Hong Kong’s chief of finance Paul Chan reassured Hong Kong’s business and investment community by not in that the national security law would not result in restricted capital flows or foreign exchange controls.
«When we talked with foreign business representatives last year, many raised the same concern about Hong Kong's investment environment: the city's security, which had been severely affected by the social unrest,» Chan said in an interview with China’s state-owned «Global Times», hours before Trump officially announced its administration’s decision to eliminate Hong Kong’s special trading status.
«As long as foreign investors are not engaged in activities relevant to national security matters, they have nothing to worry about.»
«Highly Cautious»
Although Chan said Hong Kong authorities remained «highly cautious» of the security of financial markets, he also underlined that there was little indication of flight. He said that no material outflows were observable, citing banking and asset management business representatives.

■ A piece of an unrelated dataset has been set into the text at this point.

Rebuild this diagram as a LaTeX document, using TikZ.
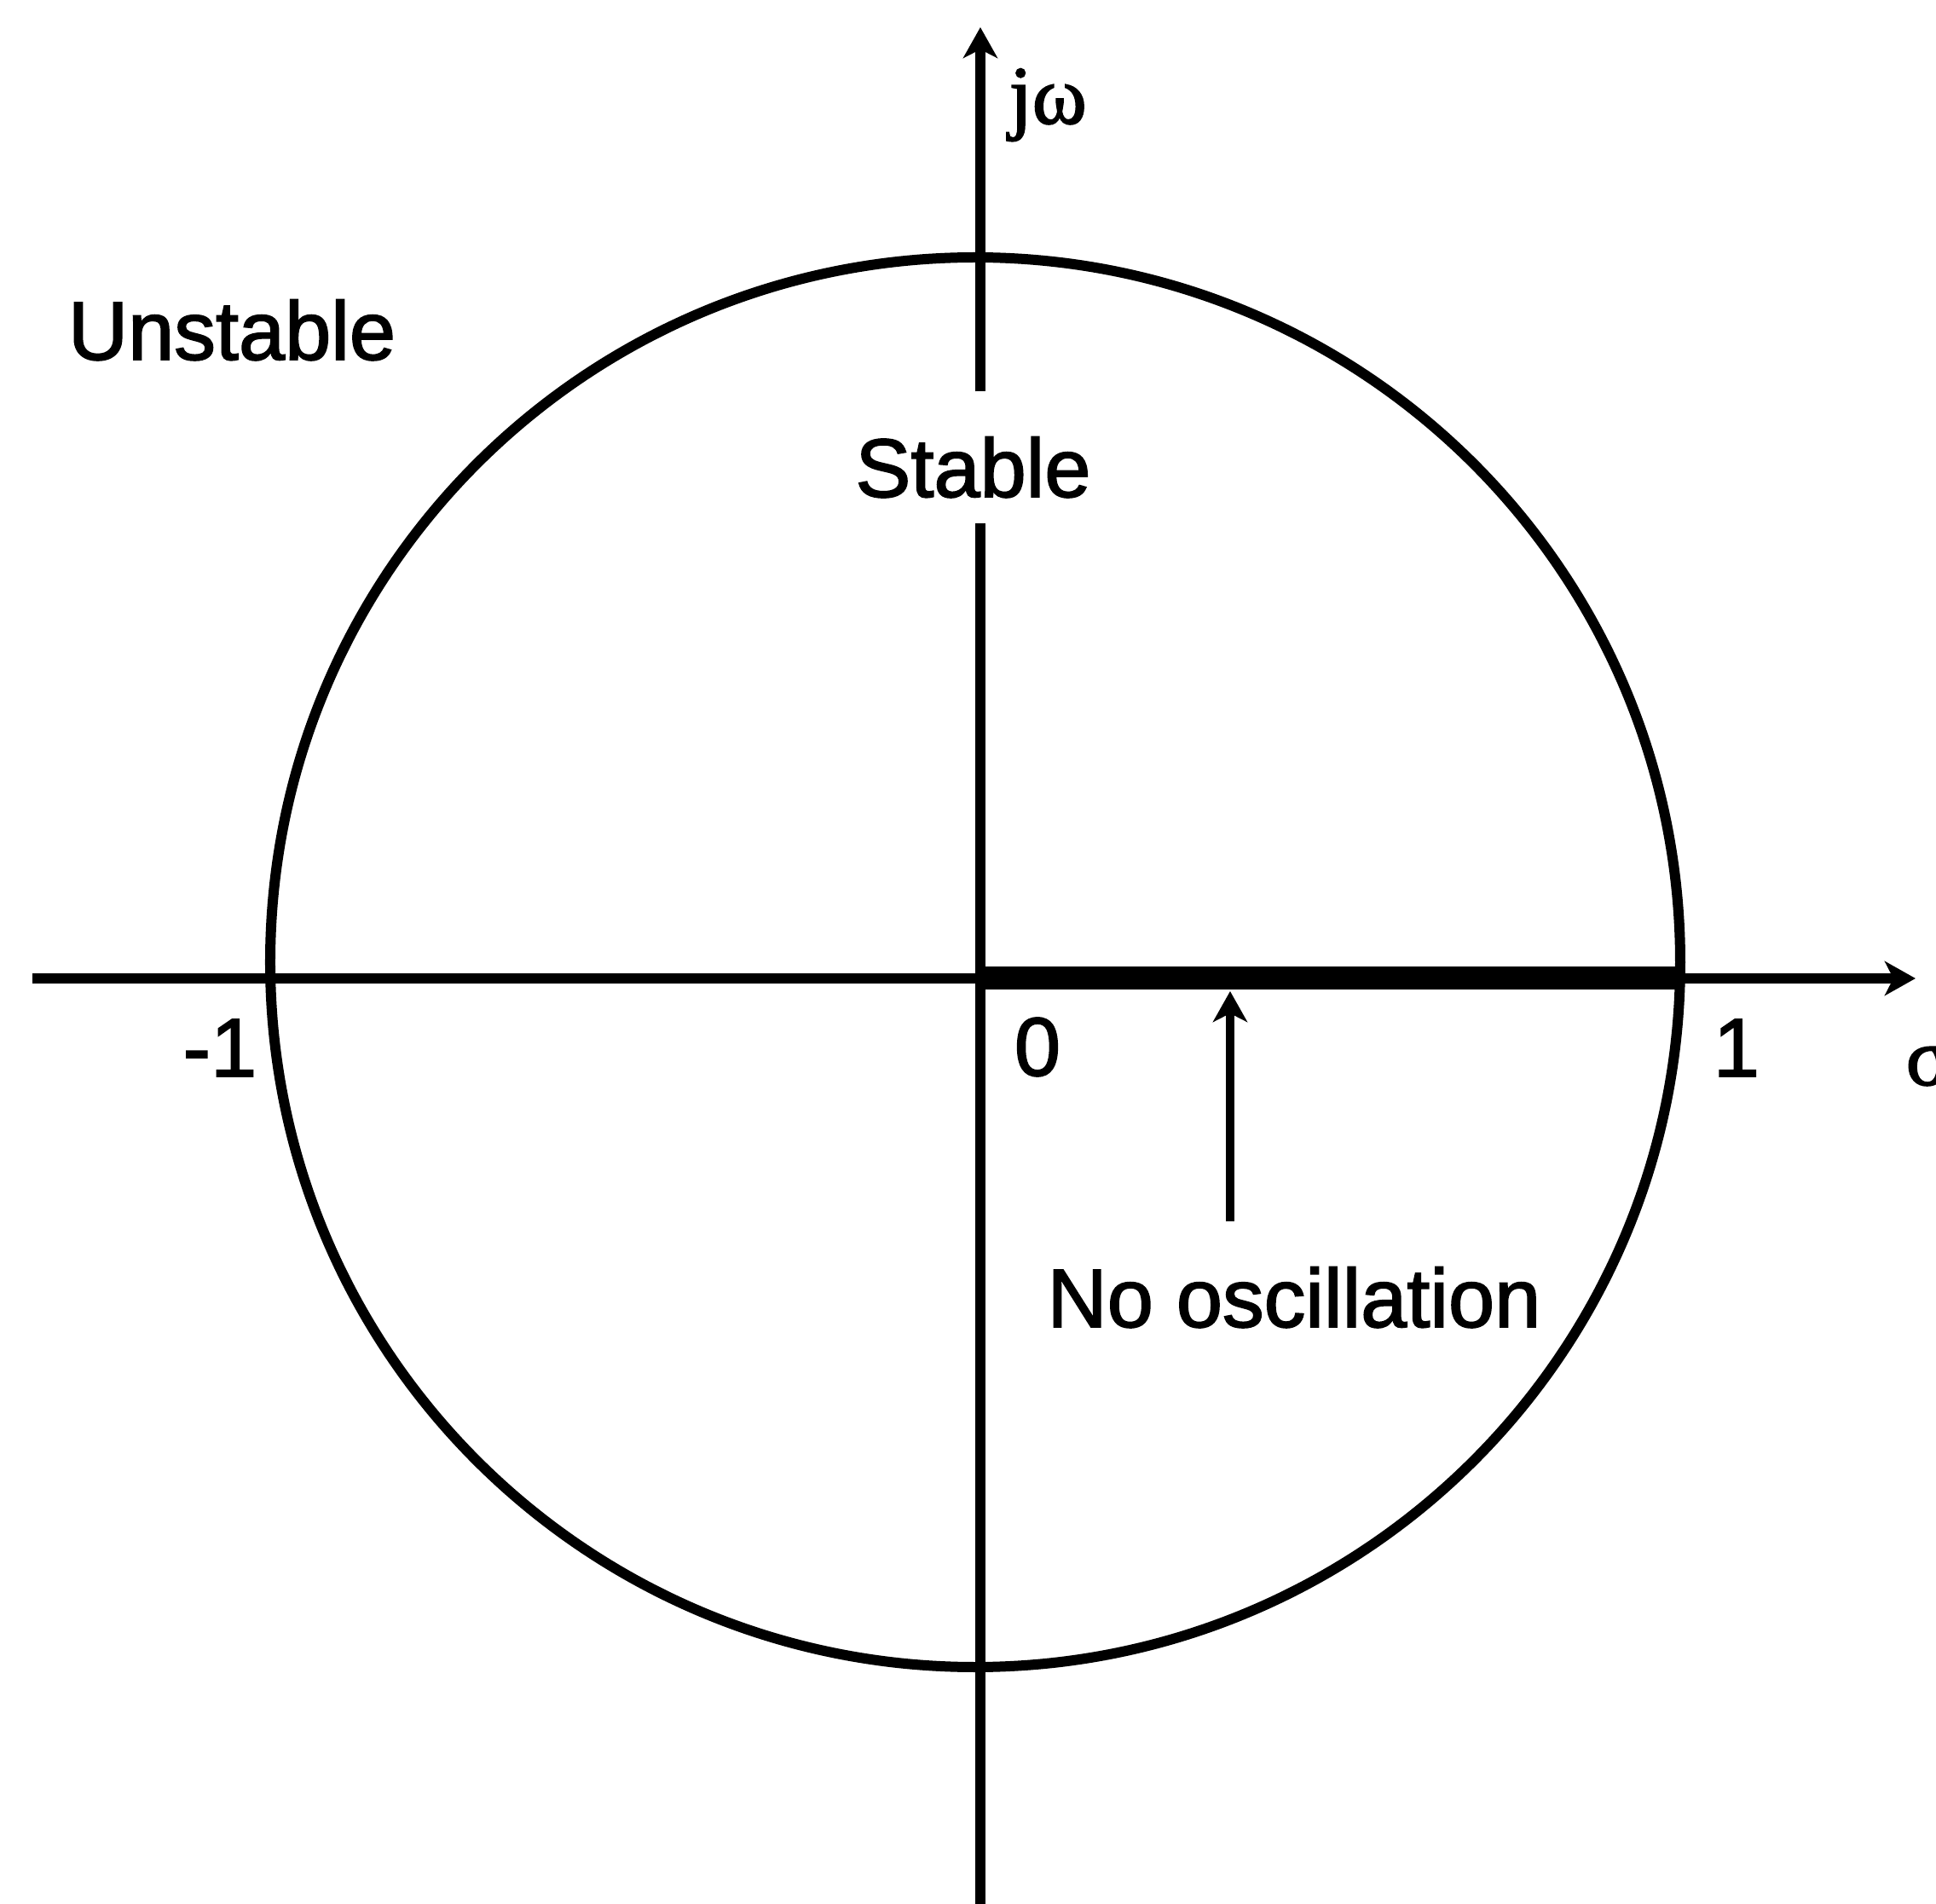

«Two years ago when China-US trade friction began, the Hong Kong SAR studied the situation, forecasting that confrontations might spread from trade to other sectors, likely finance. We've prepared for it,» he said.
«We have confidence and experience dealing with challenges as the financial market in Hong Kong has gone through a lot. With support from the whole country, we have nothing to be afraid of.»
World Trade Organization
According to Chan, the city will face «little impact» from the U.S. decision to revoke its preferential status and added that «[t]he law permits Hong Kong to join the WTO as Hong Kong, China, showing that the SAR’s independent tariff zone is granted by the mainland, not by any foreign country».
«We have been preparing for all the different scenarios,» he added, interestingly highlighting that exports to the U.S. accounted for less than 2 percent of Hong Kong’s overall manufacturing output.